Abrams then read out the entirety of Durham’s statement over the air. The initial lines about respecting Inspector General Horowitz didn’t register as offensive.

“I have the utmost respect for the mission of the Office of Inspector General and the comprehensive work that went into the report prepared by Mr. Horowitz and his staff,” Durham wrote. “However, our investigation is not limited to developing information from within component parts of the Justice Department.”

“Okay, fair enough,” Abrams allowed.

The SiriusXM Radio host then singled out the following two lines for criticism: “Our investigation has included developing information from other persons and entities, both in the U.S. and outside of the U.S. Based on the evidence collected to date, and while our investigation is ongoing, last month we advised the Inspector General that we do not agree with some of the report’s conclusions as to predication and how the FBI case was opened.”

Abrams asked the pertinent question:

Why would John Durham be weighing in? Why? The only possible reason is political.

“From an investigative perspective, John Durham should continue his investigation,” Abrams continued. “He should do what every other federal prosecutor does. Which is: keep your head down and when you’re ready to indict, you make an announcement.”

Abrams then compared Durham’s highly-criticized statement to the tack taken by former special counsel Robert Mueller.

“Why didn’t Robert Mueller specifically say that [President] Donald Trump committed the crime of obstruction of justice?” he asked. “Because he felt it would be inappropriate since there were going to be no charges. John Durham is doing just the opposite and I am stunned–stunned–that Durham would make this kind of comment.”
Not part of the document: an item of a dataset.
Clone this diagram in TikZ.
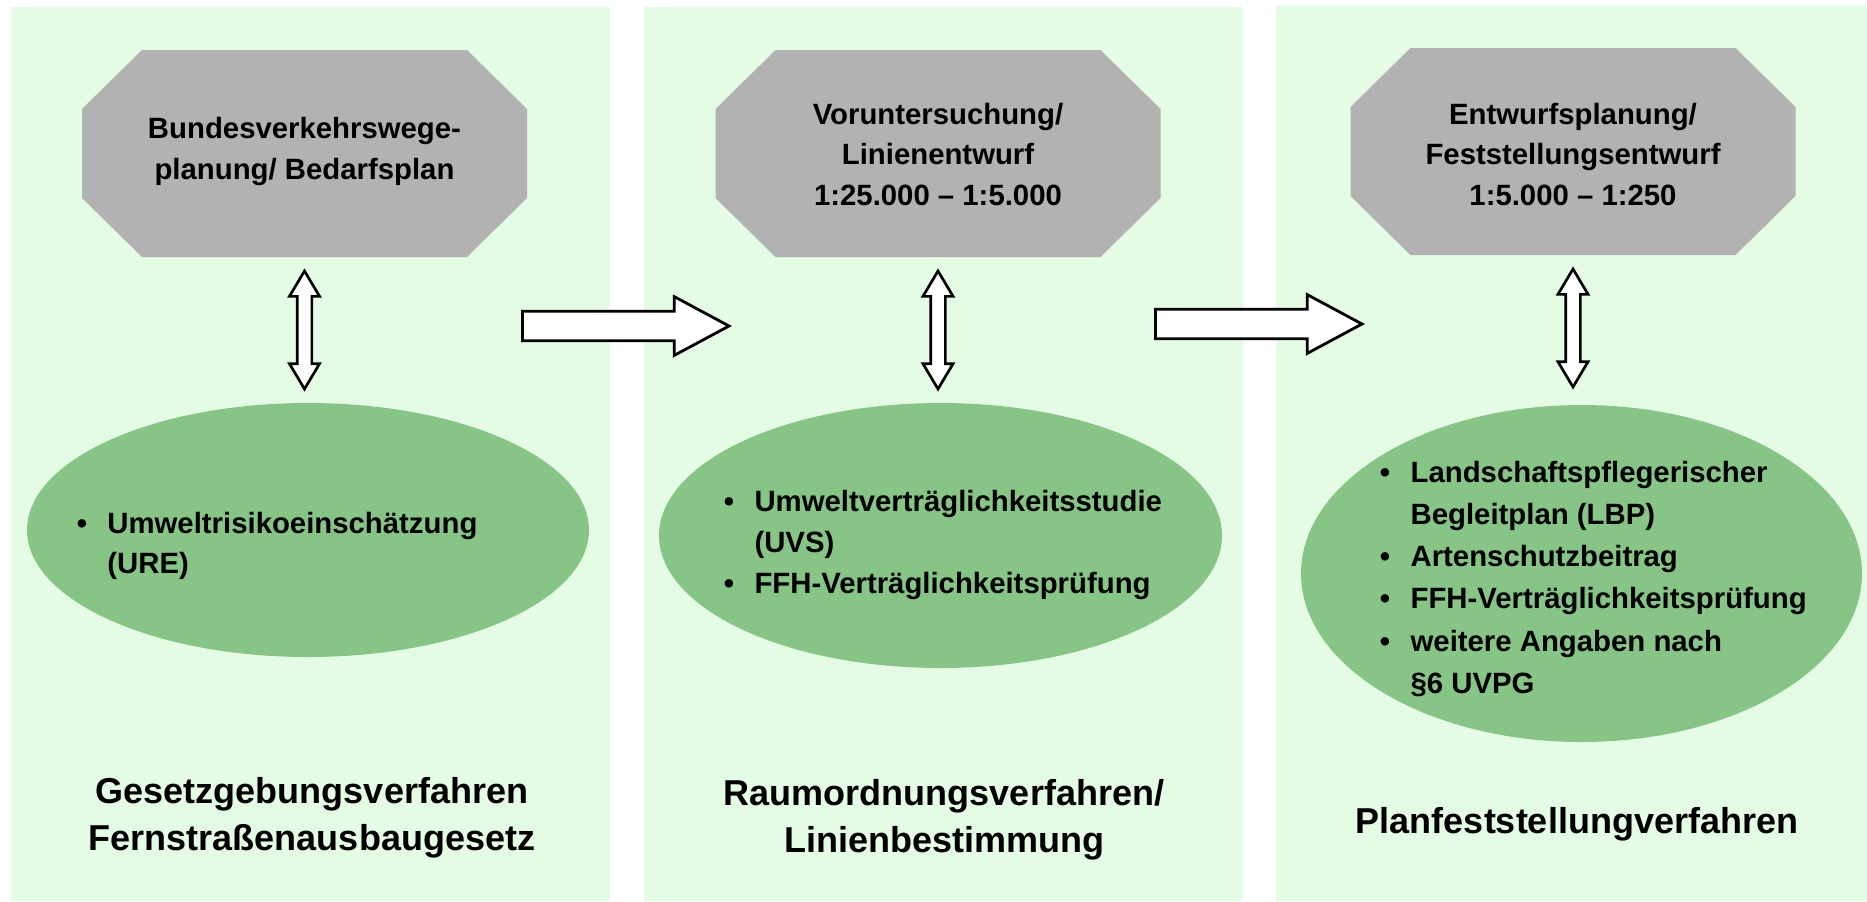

“That is not a statement whatsoever about what Durham will find or won’t find or how he’s going to deal with it. But what the heck is a U.S. Attorney doing commenting on what he believes or doesn’t believe should or shouldn’t be in an inspector general report. It should be the other way around. Inspectors general should be commenting on how FBI agents, U.S. Attorneys and others they do their jobs. It is just astonishing,” Abrams concluded.